Oggi, 5 maggio, si festeggia Sant’Angelo. Di famiglia di giudei convertiti, nacque a Gerusalemme nel 1185. Una volta scomparsi i genitori, assieme al fratello gemello Giovanni decise di entrare fra i Carmelitani, emettendo poi la professione religiosa nelle mani del Superiore generale San Brocardo, nel convento sul Monte Carmelo. Il Monte Carmelo che in Palestina segna il confine tra la Galilea e la Samaria e termina con il promontorio omonimo che forma il golfo di Haifa, è la culla dell’antico Ordine monastico contemplativo d’origine orientale, quello appunto dei Carmelitani.
L’Ordine si trasformò da contemplativo in Ordine mendicante nel XIII secolo, quando venne introdotto in Occidente, secondo la Regola di Sant’Alberto di Gerusalemme (1214 ca.). Durante questo secolo vissero anche San Francesco d’Assisi e San Domenico Guzman, un periodo contraddistinto dal sorgere ed espandersi degli Ordini mendicanti, che portarono una grande rivoluzione spirituale nella Chiesa cattolica. In quel periodo Angelo entrò nel Carmelo: a soli 25 anni venne ordinato sacerdote e un po’ più tardi, nel 1218, venne incaricato di recarsi a Roma per illustrare e ottenere da papa Onorio III la conferma della nuova e definitiva Regola del Carmelo. Conferma che arrivò nel 1226.
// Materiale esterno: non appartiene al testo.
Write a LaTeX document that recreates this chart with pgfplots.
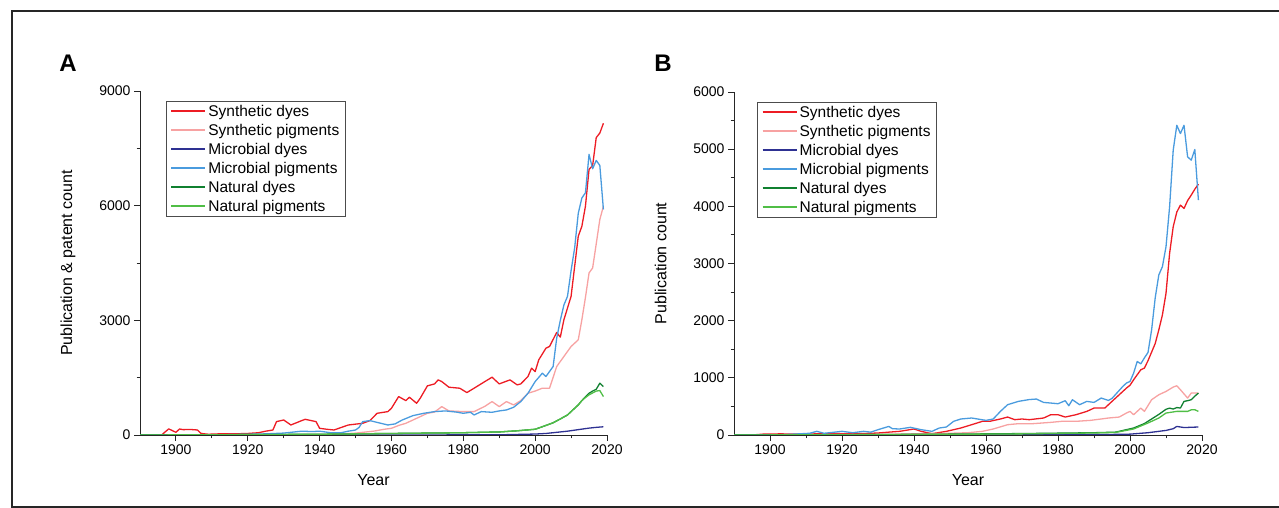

Dopo aver predicato fruttuosamente a San Giovanni in Laterano, Angelo venne inviato in Sicilia per predicare contro i “catari” che infestavano l’isola. L’eresia catara si era propagata dopo il 1000, dall’Oriente all’Occidente, puntando su un’antitesi primordiale tra il bene e il male (dal quale procede il mondo) e alla condanna radicale di tutto ciò che è carnale e terreno. Il movimento eretico assumette varie denominazioni: Albigesi, Bulgari, Patarini, Pubblicani.
Angelo trovò la morte proprio in Sicilia, per mano di un signorotto locale, tal Berengario: dopo aver convinto la sua convivente ad abbandonarlo, in quanto legata a lui da vincoli di parentela, Angelo venne assalito dal nobile nella chiesa dei Santi Filippo e Giacomo a Licata e colpito a morte con una spada. Morì pochi giorni dopo, chiedendo che l’aggressore venisse perdonato. Fu sepolto nella stessa chiesa del martirio e il suo sepolcro divenne subito meta di pellegrinaggi, mentre il suo culto si diffuse rapidamente.
L’Ordine Carmelitano lo venera come santo almeno dal 1456 e papa Pio II nel XV secolo ne approvò il culto. Nel 1662 le sue reliquie vennero traslate nella nuova chiesa, edificata nello stesso luogo in seguito alla liberazione della città dalla peste (1625) per intercessione del Santo. Nell’arte è raffigurato con la palma del martirio in mano, tre corone (verginità, predicazione, martirio) e con una spada che gli trapassa il petto.